Three months after they went on strike, teachers in Oakland are finally learning how much the labor action cost them.

That's because the Oakland Unified School District only recently processed their unauthorized absences.

Teachers had gone on strike in the effort to secure a new contract that would include better pay and more classroom support.

While their union, the Oakland Education Association, had invited teachers to apply for hardship funds during the strike, the union’s president told KQED it is no longer accepting applications.

But many teachers didn’t ask for help, including Raymond Pulliam, who teaches a third- and fourth-grade combination class at Parker Elementary School in Oakland.

He estimates he lost about a third of his earnings for one pay cycle, a few thousand dollars.

"There's a problem, because all the efforts that were put into the situation, it seems that I really don't know who came out on top."

"I said, 'I’m OK. I don’t need the funds.' But what it turned out to be was actually a repayment. It was a payment for the loss that was incurred during the strike," Pulliam said. "I felt like me applying was taking money away from somebody who really needed it."

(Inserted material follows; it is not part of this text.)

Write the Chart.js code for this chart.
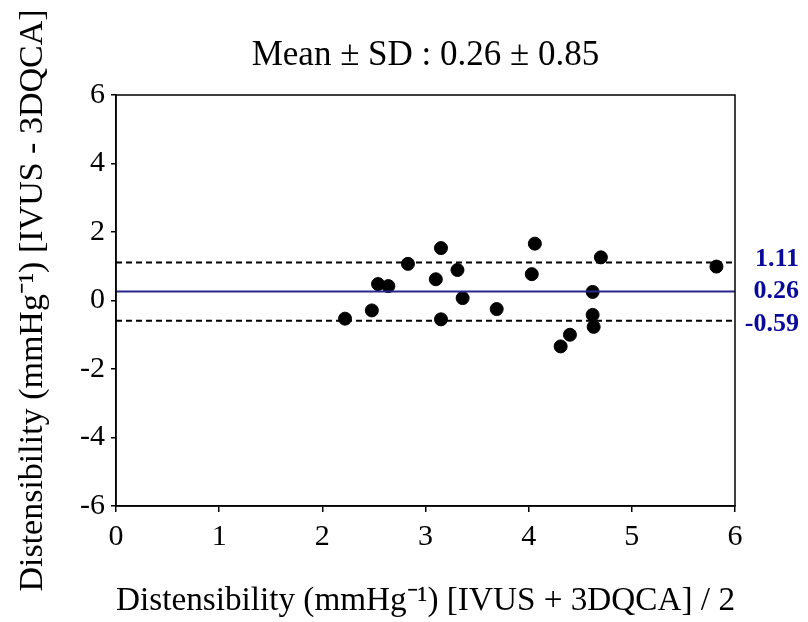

Pulliam was a strike captain who encouraged fellow teachers to go on strike in February. Now he says he has misgivings about that.

"I felt as if I was taking my soldiers into a winless fight," he said. "Yes, we all took a financial hit. I feel so sorry about those who also took that hit, but may or may not have been prepared for the type of losses that they received."

Now, he and his family are leaving California and moving to northern Virginia next month.

"I'm gone. I put a good fight in," he said. "I tried. I gave it all my all. And, Godspeed. That's all I can say."

Pulliam said the strike, and the disappointment with the deal teachers eventually received, played into that decision.

"All of the things that I experienced during the strike symbolized a microcosm of what's happening across California," Pulliam said. "You're losing more than you're gaining. We decided that we need to get out of this web and move to where things make more sense."